赤血球母細胞は腸壁で発見された! 
 森下敬一医学博士はその著書『浄血』(時事通信社)の中で、「赤血球母細胞は腸の壁で発見されたことが『腸造血説』のキメ手になった」と述べています。
 赤血球母細胞はその名の通り、赤血球を生み出す母親の細胞であり、この大型の細胞が腸の壁の「腸絨毛組織」だけに存在することが実験によって確認できたのです。

 この様子は顕微鏡写真に収められ、食べ物が赤血球母細胞に変化し、発展していく総てのプロセスが記録され、赤血球母細胞から赤血球が生み出され、血流に送り出されていく事実が確認されたのです。
 これは間違いなく、血液は腸で造られているという、「造血のメカニズム」が確認できたのです。

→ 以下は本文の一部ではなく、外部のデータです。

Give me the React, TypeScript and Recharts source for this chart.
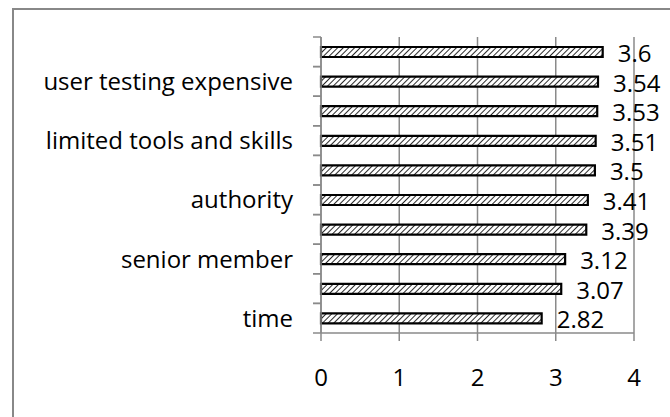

 ところがあえて、「血液は骨髄で出来ているという説」を掲げるのは何故なのでしょうか。
 骨髄とは骨中の腔所をみたす柔軟組織のことです。
 『骨髄造血説』によりますと、「赤色髄は造血組織の中枢を成し、赤血球・白血球・血小板などがここで形成され、黄色髄は脂肪組織から成る」とあります。
 そして造血幹細胞を取り上げ、「赤血球・白血球・血小板などの血球(血液細胞)のもとになる細胞と定義し、骨髄や造血組織に存在する多能性幹細胞が骨髄系やリンパ系の幹細胞に分化し、さらに諸種の血球に分化する」としています。

 これによりますと、造血の場が「腸」ではなく、「骨髄」と定義され、「赤血球新生のメカニズム」を頭から否定しています。これは何故なのでしょうか。
 ある程度の科学知識を持つ人であれば、誰が考えて見ても造血は腸でなされているということが、容易に分かるはずなのですが、これをあえて否定し、誤った理論に学識経験者の正統性をつけて、これを否が応でも認めさせるという意図が隠れています。

 動物の「からだ」というのは、下等なものから高等なものまで、三つの基本的要素によって構築されています。これは人間といえども例外はありません。
 基本的な三要素は、まず「体細胞」と「消化器官」と「血球」の三つです。

 これを更にプロセス順に註釈しますと、

 その第一、人間は食べ物を摂らないと生きていけない。
 その第二、その食べ物は消化器官で消化される。
 その第三、それがやがて体細胞を作り上げる。
 その第四、消化器官で消化された食べ物と体細胞への移行過程において、これをつなぐ細胞として「遊走性をもった血球」の存在がある。

 以上に従いますと、血液が作られる場所は消化器官以外において、他にはありません。
 それなのにあえて、現代医学や現代栄養学、更には生物学までが『骨髄造血説』をとっているのです。そしてこの考え方で医療を見た場合、根本的に間違っているばかりでなく、本来の生体における生理機能の本質もつかめませんし、病気対策も立てられないことになります。

 そして現状は、この『骨髄造血説』が障害となって、医学面や健康面において、医療は間違った形で展開されているという現実があります。
 しかしこれに警鐘を鳴らす医学者は圧倒的に少ないというのが実情です。